In January, I discussed Maryland's proposed Senate Bill 51, which (if passed) would ban certain non-compete agreements if an employee was deemed eligible to receive unemployment benefits.
I offered my take on why this bill was fatally flawed. This is nothing more than another example of intrusive legislative meddling with absolutely no concern for the unintended consequences likely to result in day-to-day practice.
At least three Assemblymen from New Jersey have taken an even further step, proposing A3970, a bill that would ban a broader range of business protection covenants when an individual is deemed eligible for benefits under the state's unemployment compensation law. Incredibly, the proposed bill is not limited to general market-based non-competes, but also extends to any kind of non-solicitation covenant and even non-disclosure agreements.

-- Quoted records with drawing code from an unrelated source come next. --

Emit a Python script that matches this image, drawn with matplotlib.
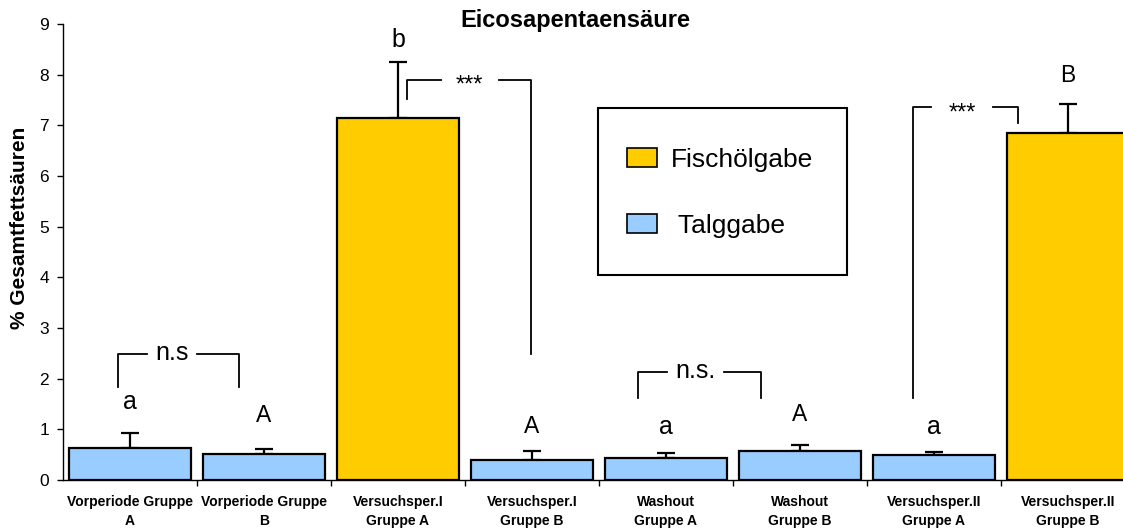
import matplotlib
matplotlib.use('Agg')
import matplotlib.pyplot as plt
from matplotlib.patches import Patch, Rectangle
from matplotlib.ticker import FixedLocator

plt.rcParams['font.family'] = ['Liberation Sans', 'DejaVu Sans']

# EPA share per group (% of total fatty acids), upper error only
groups = ['Vorperiode Gruppe\nA', 'Vorperiode Gruppe\nB', 'Versuchsper.I\nGruppe A',
          'Versuchsper.I\nGruppe B', 'Washout\nGruppe A', 'Washout\nGruppe B',
          'Versuchsper.II\nGruppe A', 'Versuchsper.II\nGruppe B']
values = [0.64, 0.51, 7.15, 0.40, 0.44, 0.57, 0.49, 6.85]
errors = [0.28, 0.10, 1.10, 0.18, 0.09, 0.13, 0.07, 0.58]
fish_oil = [False, False, True, False, False, False, False, True]

# significance letters above each bar
letters = ['a', 'A', 'b', 'A', 'a', 'A', 'a', 'B']
letter_y = [1.53, 1.28, 8.68, 1.05, 1.05, 1.30, 1.05, 7.98]

# brackets: x left, x right, y top, y end left, y end right, text, text gap
brackets = [
    (-0.09, 0.81, 2.48, 1.84, 1.84, 'n.s', (0.13, 0.50)),
    (3.79, 4.71, 2.13, 1.61, 1.61, 'n.s.', (4.01, 4.43)),
    (2.07, 2.99, 7.90, 7.51, 2.48, '***', (2.32, 2.75)),
    (5.84, 6.63, 7.36, 1.62, 7.05, '***', (5.98, 6.44)),
]

GOLD = '#FFCC00'
BLUE = '#99CCFF'
W, H = 1123, 528

fig = plt.figure(figsize=(W / 100, H / 100), dpi=100)
ax = fig.add_axes([63 / W, 48 / H, 1072 / W, 456 / H])

x = list(range(len(values)))
colors = [GOLD if f else BLUE for f in fish_oil]
ax.errorbar(x, values, yerr=[[0] * len(values), errors], fmt='none',
            ecolor='black', elinewidth=1.6, capsize=6.5, capthick=1.6, zorder=2)
ax.bar(x, values, width=0.91, color=colors, edgecolor='black', linewidth=1.6, zorder=3)

for xi, lab, ly in zip(x, letters, letter_y):
    size = 18 if lab.islower() else 16.5
    ax.text(xi, ly, lab, ha='center', va='center', fontsize=size)

for xl, xr, yt, yl, yr, lab, (g0, g1) in brackets:
    ax.plot([xl, xl, g0], [yl, yt, yt], color='black', lw=1.3)
    ax.plot([g1, xr, xr], [yt, yt, yr], color='black', lw=1.3)
    if lab == '***':
        ax.text((g0 + g1) / 2, yt - 0.12, lab, ha='center', va='center', fontsize=17)
    else:
        ax.text((g0 + g1) / 2, yt + 0.02, lab, ha='center', va='center', fontsize=18)

ax.set_xlim(-0.5, 7.5)
ax.set_ylim(0, 9)
ax.set_yticks(range(10))
ax.tick_params(axis='y', labelsize=12.5, length=4, width=1, pad=6)

ax.set_xticks(x)
ax.set_xticklabels(groups, fontsize=10, fontweight='bold', linespacing=1.42)
ax.tick_params(axis='x', which='major', length=0, pad=11)
ax.xaxis.set_minor_locator(FixedLocator([i + 0.5 for i in range(7)]))
ax.tick_params(axis='x', which='minor', length=4, width=1)

for side in ['top', 'right']:
    ax.spines[side].set_visible(False)
for side in ['left', 'bottom']:
    ax.spines[side].set_linewidth(1)

# legend box drawn separately so its padding can be set freely
box = Rectangle((598 / W, 1 - 275 / H), 249 / W, 167 / H, transform=fig.transFigure,
                facecolor='white', edgecolor='black', linewidth=1.5, clip_on=False, zorder=4)
ax.add_patch(box)
handles = [Patch(facecolor=GOLD, edgecolor='black', linewidth=1.2),
           Patch(facecolor=BLUE, edgecolor='black', linewidth=1.2)]
leg = ax.legend(handles, ['Fischölgabe', ' Talggabe'], loc='upper left',
                bbox_to_anchor=(627 / W, 1 - 148 / H), bbox_transform=fig.transFigure,
                fontsize=19, frameon=False, borderpad=0,
                labelspacing=1.58, handlelength=1.15, handleheight=0.72,
                handletextpad=0.5, borderaxespad=0)
leg.set_zorder(5)

fig.text(575 / W, 1 - 20 / H, 'Eicosapentaensäure', ha='center', va='center',
         fontsize=17, fontweight='bold')
fig.text(20 / W, 1 - 228 / H, '% Gesamtfettsäuren', ha='center', va='center',
         rotation=90, fontsize=15, fontweight='bold')

fig.savefig('out.png', dpi=100)
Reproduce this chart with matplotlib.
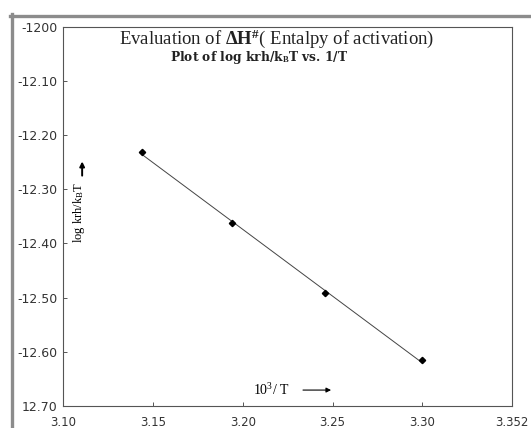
import matplotlib.pyplot as plt
import matplotlib.lines as mlines
import numpy as np

plt.rcParams['mathtext.fontset'] = 'custom'
plt.rcParams['mathtext.rm'] = 'Liberation Serif'
plt.rcParams['mathtext.it'] = 'Liberation Serif:italic'
plt.rcParams['mathtext.bf'] = 'Liberation Serif:bold'

# data
invT = np.array([3.144, 3.194, 3.246, 3.300])
logk = np.array([-12.232, -12.363, -12.492, -12.616])

xticks = [3.10, 3.15, 3.20, 3.25, 3.30, 3.35]
xticklabels = ["3.10", "3.15", "3.20", "3.25", "3.30", "3.352"]
yticks = [-12.00, -12.10, -12.20, -12.30, -12.40, -12.50, -12.60, -12.70]
yticklabels = ["-1200", "-12.10", "-12.20", "-12.30", "-12.40", "-12.50", "-12.60", "12.70"]

W, H = 531, 428
fig = plt.figure(figsize=(W / 100, H / 100), dpi=100)
fig.patch.set_facecolor("white")

# grey frame of the scanned page (left and top edges)
fig.add_artist(mlines.Line2D([11.5 / W, 11.5 / W], [0, 1 - 14 / H], transform=fig.transFigure,
                             color="#8c8c8c", linewidth=2.4))
fig.add_artist(mlines.Line2D([10 / W, 1], [1 - 15.5 / H, 1 - 15.5 / H], transform=fig.transFigure,
                             color="#8c8c8c", linewidth=2.4))

ax = fig.add_axes([63.3 / W, 1 - 406 / H, (512 - 63.3) / W, (406 - 26.7) / H])
for s in ax.spines.values():
    s.set_color("#555555")
    s.set_linewidth(0.8)

# fitted line plus points
fit = np.polyfit(invT, logk, 1)
xl = np.array([invT[0], invT[-1]])
ax.plot(xl, np.polyval(fit, xl), color="#444444", linewidth=0.7)
ax.plot(invT, logk, "D", color="black", markersize=3.2)

ax.set_xlim(3.10, 3.35)
ax.set_ylim(-12.70, -12.00)
ax.set_xticks(xticks)
ax.set_xticklabels(xticklabels, family="DejaVu Sans", fontsize=8.5, color="#333333")
ax.set_yticks(yticks)
ax.set_yticklabels(yticklabels, family="DejaVu Sans", fontsize=9, color="#333333")
ax.tick_params(direction="in", length=3, width=0.7, color="#555555")
ax.tick_params(axis="x", pad=7)
ax.tick_params(axis="y", pad=4)

ax.text(0.476, 0.997, r"Evaluation of $\mathbf{\Delta H^{\#}}$( Entalpy of activation)",
        transform=ax.transAxes, ha="center", va="top", family="Liberation Serif", fontsize=13.5,
        color="#222222")
ax.text(0.436, 0.94, r"Plot of log krh/k$_\mathbf{B}$T vs. 1/T",
        transform=ax.transAxes, ha="center", va="top", family="DejaVu Serif", fontsize=8.8,
        fontweight="bold", color="#222222")

# axis captions with arrows
ax.text(0.035, 0.51, r"log krh/k$_\mathregular{B}$T", transform=ax.transAxes, rotation=90,
        ha="center", va="center", family="Liberation Serif", fontsize=9)
ax.annotate("", xy=(0.042, 0.652), xytext=(0.042, 0.600), xycoords="axes fraction",
            arrowprops=dict(arrowstyle="-|>", color="black", lw=1.4, mutation_scale=7))
ax.text(0.463, 0.042, r"10$^3$/ T", transform=ax.transAxes, ha="center", va="center",
        family="Liberation Serif", fontsize=10)
ax.annotate("", xy=(0.603, 0.042), xytext=(0.528, 0.042), xycoords="axes fraction",
            arrowprops=dict(arrowstyle="-|>", color="black", lw=0.8, mutation_scale=7))

fig.savefig("out.png", dpi=100)
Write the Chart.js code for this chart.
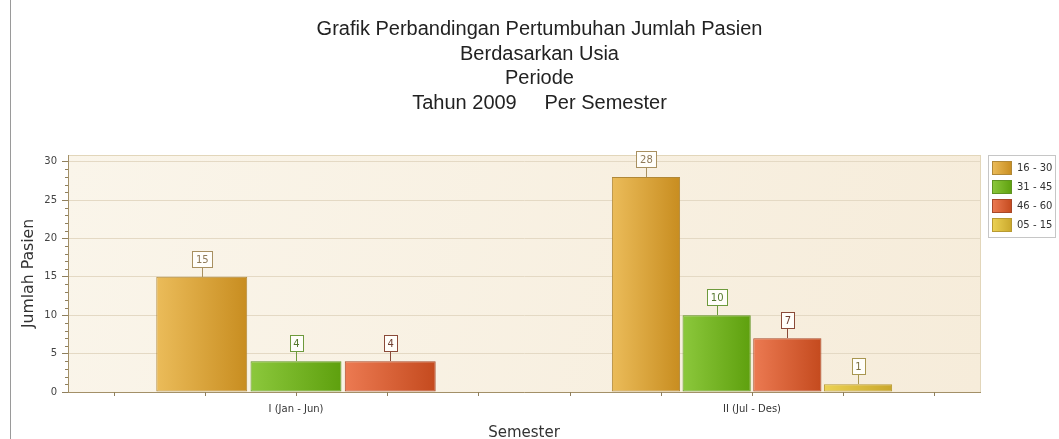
<!DOCTYPE html>
<html lang="id">
<head>
<meta charset="UTF-8">
<title>Grafik Perbandingan Pertumbuhan Jumlah Pasien</title>
<script src="https://cdn.jsdelivr.net/npm/chart.js@4"></script>
<style>
  html, body {
    margin: 0;
    padding: 0;
    background: #fff;
    overflow: hidden;
  }
  #wrap {
    position: relative;
    width: 1059px;
    height: 439px;
  }
</style>
</head>
<body>
<div id="wrap"><canvas id="chart"></canvas></div>
<script>
  // data
  const categories = ['I (Jan - Jun)', 'II (Jul - Des)'];
  const seriesLabels = ['16 - 30', '31 - 45', '46 - 60', '05 - 15'];
  const usia16_30 = [15, 28];
  const usia31_45 = [4, 10];
  const usia46_60 = [4, 7];
  const usia05_15 = [null, 1];
  const yTicks = [0, 5, 10, 15, 20, 25, 30];

  // styles
  const lightCol  = ['#ebbc5a', '#8cc83c', '#ec7a52', '#ecd254'];
  const darkCol   = ['#c88d20', '#5ea00e', '#c44a1e', '#c9a72c'];
  const edgeCol   = ['#b08838', '#5f9422', '#a8482a', '#b89a32'];
  const boxEdge   = ['#a89060', '#6e9a3c', '#8a4a38', '#a89650'];
  const boxText   = ['#8f7a58', '#55782e', '#6e3e30', '#7c7040'];

  function barFill(di) {
    return (c) => {
      const el = c.chart.getDatasetMeta(c.datasetIndex).data[c.dataIndex];
      if (!el || !el.width) return darkCol[di];
      const g = c.chart.ctx.createLinearGradient(el.x - el.width / 2, 0, el.x + el.width / 2, 0);
      g.addColorStop(0, lightCol[di]);
      g.addColorStop(1, darkCol[di]);
      return g;
    };
  }

  const seriesData = [usia16_30, usia31_45, usia46_60, usia05_15];

  const plotDecor = {
    id: 'plotDecor',
    beforeDraw(chart) {
      const { ctx, chartArea: a } = chart;
      ctx.save();
      // page rule on the left
      ctx.fillStyle = '#9a9a9a';
      ctx.fillRect(10, 0, 1, chart.height);
      // plot background
      const g = ctx.createLinearGradient(a.left, a.top, a.right, a.bottom);
      g.addColorStop(0, '#faf5ea');
      g.addColorStop(1, '#f6ecda');
      ctx.fillStyle = g;
      ctx.fillRect(a.left, a.top, a.width, a.height);
      ctx.strokeStyle = '#e2d6ba';
      ctx.lineWidth = 1;
      ctx.strokeRect(Math.round(a.left) + 0.5, Math.round(a.top) + 0.5, Math.round(a.width), Math.round(a.height));
      ctx.restore();
    },
    afterDraw(chart) {
      const { ctx, chartArea: a } = chart;
      const y = chart.scales.y;
      ctx.save();
      ctx.strokeStyle = '#8f7f5c';
      ctx.lineWidth = 1;
      ctx.beginPath();
      // minor ticks on the value axis
      for (let v = 0; v <= 30; v++) {
        if (v % 5 === 0) continue;
        const py = Math.round(y.getPixelForValue(v)) + 0.5;
        ctx.moveTo(a.left - 3, py);
        ctx.lineTo(a.left, py);
      }
      // small ticks along the category axis
      for (let i = 0; i < 10; i++) {
        const px = Math.round(a.left + (i + 0.5) * a.width / 10) + 0.5;
        ctx.moveTo(px, a.bottom);
        ctx.lineTo(px, a.bottom + 4);
      }
      ctx.stroke();
      ctx.restore();
    }
  };

  const labelBoxes = {
    id: 'labelBoxes',
    afterDatasetsDraw(chart) {
      const ctx = chart.ctx;
      ctx.save();
      ctx.font = '10px "DejaVu Sans"';
      ctx.lineWidth = 1;
      chart.data.datasets.forEach((ds, di) => {
        const meta = chart.getDatasetMeta(di);
        meta.data.forEach((el, i) => {
          const v = ds.data[i];
          if (v == null) return;
          const txt = String(v);
          const w = Math.round(ctx.measureText(txt).width) + 7;
          const h = 16;
          const cx = Math.round(el.x) + 0.5;
          const barTop = Math.round(el.y);
          const top = barTop - 10 - h;
          ctx.strokeStyle = boxEdge[di];
          ctx.beginPath();
          ctx.moveTo(cx, barTop);
          ctx.lineTo(cx, top + h);
          ctx.stroke();
          const bx = Math.round(el.x - w / 2) + 0.5;
          ctx.fillStyle = '#fffefa';
          ctx.fillRect(bx, top + 0.5, w, h);
          ctx.strokeRect(bx, top + 0.5, w, h);
          ctx.fillStyle = boxText[di];
          ctx.textAlign = 'center';
          ctx.textBaseline = 'middle';
          ctx.fillText(txt, el.x + 0.5, top + h / 2 + 1);
        });
      });
      ctx.restore();
    }
  };

  const sideLegend = {
    id: 'sideLegend',
    afterDraw(chart) {
      const ctx = chart.ctx;
      const a = chart.chartArea;
      const x0 = a.right + 8, y0 = Math.round(a.top) + 0.5;
      ctx.save();
      ctx.fillStyle = '#ffffff';
      ctx.strokeStyle = '#c6c6c6';
      ctx.lineWidth = 1;
      ctx.fillRect(x0, y0, 67, 82);
      ctx.strokeRect(x0 + 0.5, y0, 67, 82);
      ctx.font = '10px "DejaVu Sans"';
      ctx.textBaseline = 'middle';
      ctx.textAlign = 'left';
      chart.data.datasets.forEach((ds, di) => {
        const cy = y0 + 12 + di * 19.3;
        const bx = x0 + 4, by = Math.round(cy - 7);
        const g = ctx.createLinearGradient(bx, 0, bx + 20, 0);
        g.addColorStop(0, lightCol[di]);
        g.addColorStop(1, darkCol[di]);
        ctx.fillStyle = g;
        ctx.fillRect(bx, by, 20, 14);
        ctx.strokeStyle = edgeCol[di];
        ctx.strokeRect(bx + 0.5, by + 0.5, 19, 13);
        ctx.fillStyle = '#333';
        ctx.fillText(ds.label, x0 + 29, cy + 0.5);
      });
      ctx.restore();
    }
  };

  const ctx = document.getElementById('chart').getContext('2d');
  const chart = new Chart(ctx, {
    type: 'bar',
    data: {
      labels: categories,
      datasets: seriesData.map((d, di) => ({
        label: seriesLabels[di],
        data: d,
        backgroundColor: barFill(di),
        borderColor: edgeCol[di],
        borderWidth: 1,
        borderSkipped: false,
        skipNull: true,
        categoryPercentage: 0.62,
        barPercentage: 0.965,
        yAxisID: 'y'
      }))
    },
    options: {
      responsive: true,
      maintainAspectRatio: false,
      animation: false,
      layout: { padding: { left: 20, right: 0, top: 0, bottom: 0 } },
      plugins: {
        legend: { display: false },
        tooltip: { enabled: false },
        title: {
          display: true,
          text: ['Grafik Perbandingan Pertumbuhan Jumlah Pasien', 'Berdasarkan Usia', 'Periode', 'Tahun 2009     Per Semester'],
          color: '#222',
          font: { family: '"Liberation Sans", Arial', size: 20, weight: 'normal', lineHeight: 1.225 },
          padding: { top: 17.5, bottom: 39.5 }
        }
      },
      scales: {
        x: {
          grid: { display: false, drawTicks: false },
          border: { display: true, color: '#a39068' },
          ticks: { color: '#333', font: { family: '"DejaVu Sans"', size: 10 }, padding: 11 },
          title: {
            display: true,
            text: 'Semester',
            color: '#333',
            font: { family: '"DejaVu Sans"', size: 15, lineHeight: 0.85 },
            padding: { top: 0, bottom: 0 }
          },
          afterFit(s) { s.height = 47; }
        },
        y: {
          min: 0,
          max: 30.86,
          ticks: {
            stepSize: 5,
            color: '#444',
            padding: 5,
            font: { family: '"DejaVu Sans"', size: 10 }
          },
          afterBuildTicks(s) { s.ticks = yTicks.map(v => ({ value: v })); },
          grid: { color: '#e4d9c4', tickColor: '#8f7f5c', tickLength: 6 },
          border: { color: '#a39068' },
          title: {
            display: true,
            text: 'Jumlah Pasien',
            color: '#333',
            font: { family: '"DejaVu Sans"', size: 15.7, lineHeight: 1.15 },
            padding: 0
          },
          afterFit(s) { s.width = 48; }
        },
        y2: {
          position: 'right',
          display: true,
          grid: { display: false, drawTicks: false },
          border: { display: false },
          ticks: { display: false },
          afterFit(s) { s.width = 79; }
        }
      }
    },
    plugins: [plotDecor, labelBoxes, sideLegend]
  });
  // second pass so the bar gradients know each bar's position
  chart.update('none');
</script>
</body>
</html>
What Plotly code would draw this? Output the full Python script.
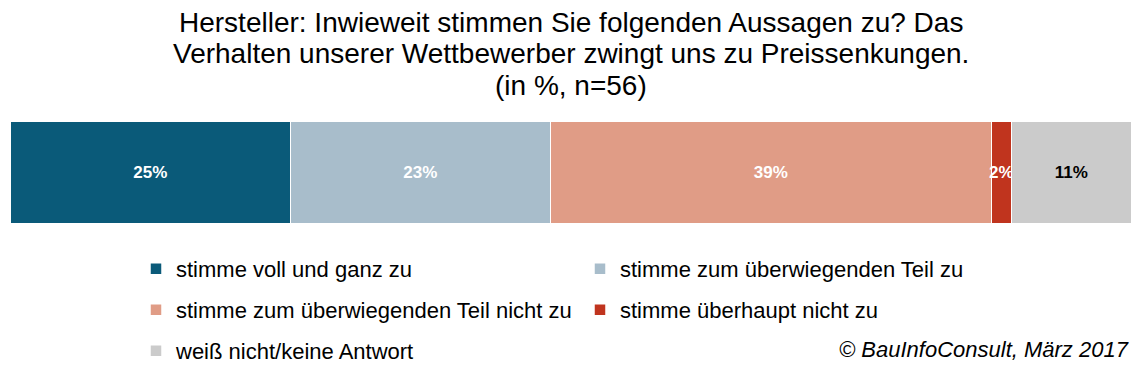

New Jersey's unemployment compensation law is very similar to those in other states, in that an employee is generally not eligible to receive UC benefits if she voluntarily quits her job or is terminated for misconduct. Some states - like Maryland - have broader definitions concerning eligibility. "Misconduct" is very fact-specific and could, in many cases, cover the type of pre-termination conduct (e.g., theft of data, solicitation of accounts) that gives rise to competition suits.
For more on A3970, read the fine post from Seyfarth Shaw here and an interesting online article from NJBIZ.com here. The latter post discusses the exact point that I made in January when discussing the proposed Maryland legislation: the bill encourages companies to fight unemployment claims when they otherwise wouldn't. This is the law of unintended consequences at work.